Ungarn unter europäischer Kritik
27. Januar 2012Seit Wochen sind die neuen Gesetze der rechts-konservativen ungarischen Regierung von Viktor Orban in aller Munde und unter kritischem Beschuss: Die Unabhängigkeit der ungarischen Zentralbank sei in Gefahr, so die Kritik aus Brüssel. Des Weiteren sei durch die Entlassung von 300 älteren Richtern und die Einflussnahme auf die Datenschutzbehörde auch die Unabhängigkeit dieser für einen Rechtsstaat elementaren Institutionen gefährdet, monieren EU-Politiker.
Doch auch die Unabhängigkeit von Medien und Verfassungsgericht werden von neuen Gesetzen eingeschränkt. Die Beschneidung der Rechte des Verfassungsgerichts ist nach Ansicht von Kai-Olaf Lang von der Stiftung Wissenschaft und Politik in Berlin die schwerwiegendste Maßnahme Orbans.
Verstoß gegen Religionsfreiheit
Doch damit nicht genug: Nach einer im Januar 2012 in Kraft getretenen Vorschrift können mehr als 100 Religionsgemeinschaften ihren Status als Kirche und die damit verbundenen Rechte verlieren. Denn sie erfüllen die neuen, strengeren Zulassungsvoraussetzungen nicht und müssten zudem von einer Zwei-Drittel-Mehrheit des Parlaments als Kirche bestätigt werden.
Das sei ein Verstoß gegen die Religionsfreiheit, monierte der Menschenrechtskommissar des Europarats Thomas Hammarberg. Wie jetzt bekannt wurde, bat er bereits Mitte Dezember 2012 den ungarischen Außenminister Janos Martonyi, die ungarische Regierung möge doch das neue Gesetz im Lichte der entsprechenden Standards überdenken. Er freue sich auf Antwort und die Fortsetzung des konstruktiven Dialogs. Die Antwort des ungarischen Außenministers war kurz: Er hoffe ernsthaft, dass Informationen über die aktuellen Entwicklungen zu einer Klärung führen würden, hieß es in dem vom Europarat veröffentlichten Schreiben.

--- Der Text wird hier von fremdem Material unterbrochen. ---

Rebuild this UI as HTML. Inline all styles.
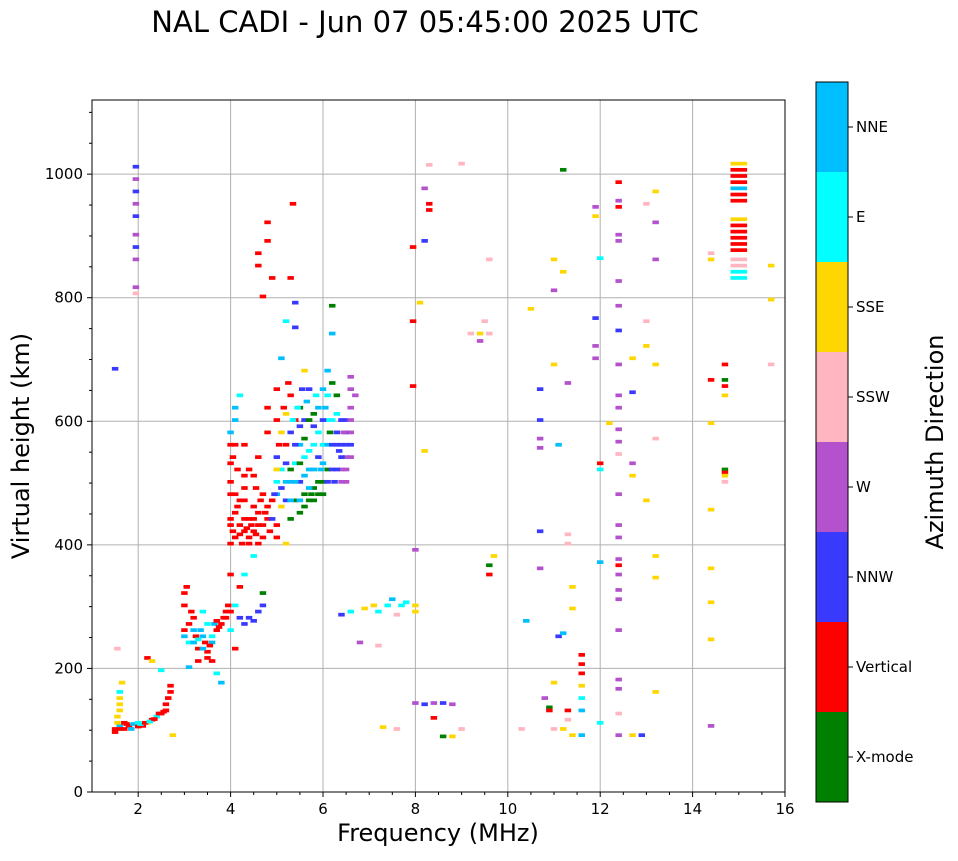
<!DOCTYPE html>
<html><head><meta charset="utf-8"><style>
body{margin:0;background:#fff;font-family:"DejaVu Sans","Liberation Sans",sans-serif}
</style></head><body>
<svg id="chart" width="958" height="857" xmlns="http://www.w3.org/2000/svg" font-family="DejaVu Sans, Liberation Sans, sans-serif">
<text x="425" y="32" font-size="29" text-anchor="middle">NAL CADI - Jun 07 05:45:00 2025 UTC</text>
<g id="grid"></g>
<g id="marks"></g>
<rect x="92" y="100" width="693" height="692" fill="none" stroke="#000" stroke-width="1"/>
<g id="axes"></g>
<text x="438" y="841" font-size="24" text-anchor="middle">Frequency (MHz)</text>
<text transform="translate(29,446) rotate(-90)" font-size="24" text-anchor="middle">Virtual height (km)</text>
<g id="cbar"></g>
<text transform="translate(943,442) rotate(-90)" font-size="24" text-anchor="middle">Azimuth Direction</text>
</svg>
<script>
const dirLabels=["X-mode","Vertical","NNW","W","SSW","SSE","E","NNE"];
const dirColors=["#008000","#ff0000","#3a3aff","#b452cd","#ffb6c1","#ffd700","#00ffff","#00bfff"];
const xTicks=[2,4,6,8,10,12,14,16];
const yTicks=[0,200,400,600,800,1000];
const freqs=[1.5,1.6,1.55,1.6,1.6,1.65,1.7,1.8,1.9,2.0,2.1,2.2,2.3,2.4,2.5,2.6,2.65,2.7,2.2,2.3,2.5,1.55,2.75,
1.95,1.95,1.95,1.95,1.95,1.95,1.95,1.95,1.95,1.95,1.5,
3.0,3.0,3.05,3.1,3.2,3.3,3.4,3.5,3.5,3.6,3.7,3.8,3.9,3.3,3.6,3.2,3.4,3.1,3.8,3.7,
4.0,4.0,4.0,4.0,4.1,4.1,4.1,4.15,4.1,4.1,4.2,4.2,4.3,4.3,4.3,4.3,4.4,4.4,4.4,4.5,4.5,4.5,4.6,4.6,4.6,4.7,4.7,4.8,4.8,4.8,4.6,4.6,4.8,4.8,4.7,4.9,4.2,4.3,4.5,4.7,4.7,4.1,4.0,
5.0,5.0,5.0,5.0,5.0,5.1,5.1,5.1,5.2,5.2,5.2,5.2,5.3,5.3,5.3,5.3,5.4,5.4,5.4,5.5,5.5,5.5,5.5,5.6,5.6,5.6,5.6,5.7,5.7,5.7,5.8,5.8,5.8,5.9,5.9,5.9,6.0,6.0,6.0,6.1,6.1,6.1,6.2,6.2,6.3,6.3,6.4,6.4,6.5,6.5,6.6,6.6,6.5,5.35,5.3,5.4,5.4,5.2,5.0,
6.4,6.6,6.9,7.1,7.2,7.4,7.5,7.7,7.8,8.0,8.0,7.6,6.8,7.2,
8.0,8.2,8.4,8.6,8.8,8.4,8.6,8.8,7.3,7.6,
8.3,8.2,8.3,8.3,7.95,8.2,7.95,8.1,7.95,8.2,8.0,9.0,9.5,9.4,9.2,9.6,9.4,9.6,9.7,9.6,9.6,9.0,10.3,10.4,10.5,10.7,10.7,10.7,10.7,10.7,10.7,10.8,10.9,10.9,11.0,11.0,11.1,11.2,11.3,11.0,11.0,11.0,11.2,11.2,11.3,11.3,11.4,11.4,11.1,11.3,11.3,11.2,11.4,11.6,11.6,11.6,11.6,11.6,11.6,11.6,11.9,11.9,11.9,11.9,11.9,12.0,12.0,12.0,12.0,12.0,12.2,
12.4,12.4,12.4,12.4,12.4,12.4,12.4,12.4,12.4,12.4,12.4,12.4,12.4,12.4,12.4,12.4,12.4,12.4,12.4,12.4,12.4,12.4,12.4,12.4,12.4,12.4,12.4,12.7,12.9,12.7,12.7,12.7,12.7,13.0,13.0,13.0,13.0,13.2,13.2,13.2,13.2,13.2,13.2,13.2,13.2,
14.4,14.4,14.4,14.4,14.4,14.4,14.4,14.4,14.4,14.7,14.7,14.7,14.7,14.7,14.7,14.7,14.7,15.7,15.7,15.7,
15,15,15,15,15,15,15,15,15,15,15,15,15,15,15,15,15,
4.0,4.05,4.1,4.2,4.2,4.25,4.3,4.35,4.4,4.45,4.5,4.55,4.6,4.6,4.65,4.7,4.75,4.8,4.85,4.9,4.9,4.95,4.0,4.0,4.0,4.0,4.0,4.05,4.1,4.3,4.4,4.5,4.55,4.3,4.2,4.15,
5.0,5.0,5.05,5.1,5.1,5.15,5.2,5.2,5.25,5.3,5.3,5.35,5.4,5.4,5.45,5.5,5.5,5.5,5.55,5.6,5.6,5.6,5.65,5.7,5.7,5.7,5.75,5.8,5.8,5.8,5.85,5.9,5.9,5.95,6.0,6.0,6.0,6.05,6.1,6.1,6.1,6.15,6.2,6.2,6.2,6.2,6.25,6.3,6.3,6.3,6.35,6.4,6.4,6.4,6.45,6.5,6.5,6.5,6.6,6.6,6.6,6.6,6.7,6.6,
3.0,3.1,3.15,3.2,3.25,3.3,3.35,3.4,3.45,3.55,3.6,3.65,3.7,3.75,3.85,3.9,3.95,3.5,3.0,1.5,1.6,1.7,1.75,1.85,2.0,2.05,2.15,2.25,2.35,2.45,2.55,2.6,2.7,1.55,1.6,1.6];
const heights=[100,105,120,140,160,175,110,105,108,110,105,110,115,120,125,130,150,160,215,210,195,230,90,
1010,990,970,950,930,900,880,860,815,805,683,
260,300,330,240,260,230,250,225,270,240,260,270,280,210,210,280,290,200,175,190,
290,350,400,430,300,450,480,520,560,600,280,640,270,420,470,510,280,440,400,275,420,460,290,430,540,410,480,440,580,620,870,850,890,920,800,830,330,350,380,320,300,230,260,
430,480,540,600,650,460,520,700,470,560,610,760,440,500,580,640,470,530,600,450,500,560,620,480,540,600,680,470,520,650,490,560,610,480,540,620,500,560,650,520,600,680,740,785,560,640,520,600,540,580,620,670,500,950,830,790,750,400,410,
285,290,295,300,290,300,310,300,305,300,290,285,240,235,
142,140,142,142,140,118,88,88,103,100,
1013,975,950,940,880,890,760,790,655,550,390,1015,760,740,740,740,728,860,380,365,350,100,100,275,780,650,600,570,555,420,360,150,135,130,175,100,250,255,660,690,810,860,1005,840,400,415,330,295,560,130,115,100,90,90,130,150,170,190,205,220,945,930,765,720,700,862,530,520,370,110,595,
985,955,945,900,890,825,785,745,690,640,620,585,565,545,480,430,410,375,365,350,325,310,260,180,165,125,90,90,90,700,645,530,510,950,760,720,470,970,920,860,690,570,380,345,160,
870,860,665,595,455,360,305,245,105,690,665,655,640,520,515,510,500,850,795,690,
1015,1005,995,985,975,965,955,925,915,905,895,885,875,860,850,840,830,
440,420,410,430,415,400,440,425,410,430,440,415,400,450,470,430,450,460,420,440,470,480,480,500,530,560,580,540,620,560,520,510,490,490,470,460,
500,520,560,490,580,620,500,530,660,470,520,600,500,560,620,470,530,590,650,460,510,570,630,490,550,600,480,470,520,590,640,500,580,520,480,530,600,620,500,560,640,580,520,560,600,660,500,520,580,610,550,500,540,560,580,520,600,560,540,560,580,600,640,650,
250,270,290,240,250,245,260,230,240,235,250,270,275,265,280,290,300,215,320,95,100,100,108,100,104,108,110,112,116,125,128,140,170,110,130,150];
const dirs=[1,7,5,5,6,5,1,1,7,6,1,5,1,6,1,1,1,1,1,5,6,4,5,
2,3,2,3,2,3,2,3,3,4,2,
1,1,1,6,7,1,7,1,6,7,1,1,1,1,1,1,6,7,7,6,
1,1,1,1,6,1,1,1,1,7,2,6,2,1,1,1,2,1,1,2,1,1,2,1,1,1,1,1,1,1,1,1,1,1,1,1,1,6,6,0,2,1,6,
1,7,2,1,1,5,6,7,2,1,5,6,0,7,2,1,0,6,1,0,2,7,0,0,6,2,5,0,7,2,0,6,0,0,2,7,0,6,7,0,6,7,7,0,2,0,3,2,3,2,3,3,3,1,1,2,2,5,1,
2,6,5,5,6,6,7,6,6,5,5,4,3,4,
3,2,3,2,3,1,0,5,5,4,
4,3,1,1,1,2,1,5,1,5,3,4,4,5,4,4,3,4,5,0,1,4,4,7,5,2,2,3,3,2,3,3,0,1,5,4,2,7,3,5,3,5,0,5,4,4,5,5,7,1,4,5,5,7,7,6,5,1,1,1,3,5,2,3,3,6,1,6,7,6,5,
1,3,1,3,3,3,3,2,3,3,3,3,3,4,3,3,3,3,1,3,3,3,3,3,3,4,3,5,2,5,2,3,5,4,4,5,5,5,3,3,5,4,5,5,5,
4,5,1,5,5,5,5,5,3,1,0,1,5,0,1,5,4,5,5,4,
5,1,1,1,7,1,1,5,1,1,1,1,1,4,4,6,6,
1,1,1,1,1,1,1,1,1,1,1,1,1,1,1,1,1,1,1,2,1,2,1,1,1,1,7,1,7,1,1,1,1,1,1,1,
6,5,1,2,5,1,7,2,1,7,0,6,7,2,6,7,0,2,2,0,7,0,7,7,6,0,0,0,7,2,6,0,6,7,0,7,2,7,2,7,6,0,2,2,6,0,2,2,2,6,2,3,2,2,3,3,2,2,3,2,3,3,3,3,
7,1,1,7,1,6,7,7,1,1,6,7,1,1,1,1,1,1,1,1,1,1,1,7,1,6,1,6,1,1,1,1,1,5,5,5];
const NS="http://www.w3.org/2000/svg";
const X0=92,X1=785,Y0=792,Y1=100,FMIN=1,FMAX=16,HMAX=1120;
const xs=f=>X0+(f-FMIN)/(FMAX-FMIN)*(X1-X0);
const ys=h=>Y0-h/HMAX*(Y0-Y1);
function mk(tag,attrs,parent){const e=document.createElementNS(NS,tag);for(const k in attrs)e.setAttribute(k,attrs[k]);parent.appendChild(e);return e;}
const grid=document.getElementById('grid'),axes=document.getElementById('axes'),marks=document.getElementById('marks'),cbar=document.getElementById('cbar');
xTicks.forEach(t=>{const x=xs(t);
 const g=mk('line',{x1:x,x2:x,y1:Y1,y2:Y0,stroke:'#b0b0b0','stroke-width':1},grid);
 
 
 mk('line',{x1:x,x2:x,y1:Y0,y2:Y0+5,stroke:'#000'},axes);
 const tx=mk('text',{x:x,y:Y0+22,'font-size':15,'text-anchor':'middle'},axes);tx.textContent=t;
 
 
});
for(let f=1.5;f<16;f+=0.5){if(f%2===0)continue;mk('line',{x1:xs(f),x2:xs(f),y1:Y0,y2:Y0+3,stroke:'#000'},axes);}
yTicks.forEach(t=>{const y=ys(t);
 const g=mk('line',{x1:X0,x2:X1,y1:y,y2:y,stroke:'#b0b0b0','stroke-width':1},grid);
 
 
 mk('line',{x1:X0-5,x2:X0,y1:y,y2:y,stroke:'#000'},axes);
 const tx=mk('text',{x:X0-9,y:y+5,'font-size':15,'text-anchor':'end'},axes);tx.textContent=t;
 
 
});
for(let h=50;h<HMAX;h+=50){if(h%200===0)continue;mk('line',{x1:X0-3,x2:X0,y1:ys(h),y2:ys(h),stroke:'#000'},axes);}
const n=Math.min(freqs.length,heights.length,dirs.length);
for(let i=0;i<n;i++){
 const f=freqs[i],h=heights[i],d=dirs[i];
 const w=f===15?0.36:0.14;
 const r=mk('rect',{x:xs(f-w/2),y:ys(h+5),width:xs(f+w/2)-xs(f-w/2),height:ys(h-1)-ys(h+5),fill:dirColors[d]},marks);
 
 
}
const CB0=82,CBH=90;
dirLabels.forEach((lab,i)=>{const y=CB0+(7-i)*CBH;
 const r=mk('rect',{x:816,y:y,width:32,height:CBH,fill:dirColors[i]},cbar);
 
 
 mk('line',{x1:848,x2:853,y1:y+CBH/2,y2:y+CBH/2,stroke:'#000'},cbar);
 const t=mk('text',{x:856,y:y+CBH/2+5,'font-size':15},cbar);t.textContent=lab;
 
 
});
const fr=mk('rect',{x:816,y:CB0,width:32,height:CBH*8,fill:'none',stroke:'#000'},cbar);


</script>
</body></html>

Auch der Europäische Gerichtshof für Menschenrechte (EGMR) in Straßburg spürt die ersten Auswirkungen der umstrittenen ungarischen Gesetze. Rund 8000 Individualbeschwerden ungarischer Bürger gingen seit Mitte Dezember bei Gericht ein: Justizbedienstete im Vorruhestand wehren sich gegen eine nachträglich eingeführte Besteuerung ihrer bislang steuerfreien Pension.
Beschwerdeflut vor dem EGMR
Der EGMR jedenfalls kann dieser Beschwerdeflut nicht Herr werden, erklärt Gerichtspräsident Sir Nicolas Bratza. Man habe daher die ungarischen Gewerkschaften aufgefordert, Gruppenbeschwerden mit Listen der Namen und weiterer Details einzuleiten. Nur so könnte das Gericht die Fälle effizient bearbeiten.
Der Fall der Pensionsgesetze illustriere aber, so Bratza weiter, wie ein einzelnes Ereignis eine riesige Zahl von Beschwerden auslösen kann, die man niemals erwartet hätte.
Die Frage der Unabhängigkeit von Zentralbank, Justiz und Datenschutzbeauftragtem könne jedoch nicht ohne weiteres als Menschenrechtsverletzung betrachten werden: Dazu bräuchte es wohl erst einmal Einzelfälle, in denen diese umstrittenen Gesetze zu einer Verletzung von Menschenrechten geführt haben könnten.
Doch gegen diese Vorschriften der rechtskonservativen Regierung von Viktor Orban geht die Europäische Union vor: Mitte Januar 2012 leitete sie ein Vertragsverletzungsverfahren ein. Nach Ansicht von Kai-Olaf Lang von der Stiftung Wissenschaft und Politik ist Orban aber Realpolitiker: "Er ist intelligent und pragmatisch genug, um keine Front zwischen Brüssel und Budapest zu eröffnen." Schließlich stünden auch die Finanzzusagen auf dem Spiel, so Lang, die Ungarn dringend von der EU und dem Internationalen Währungsfonds (IWF) benötigt.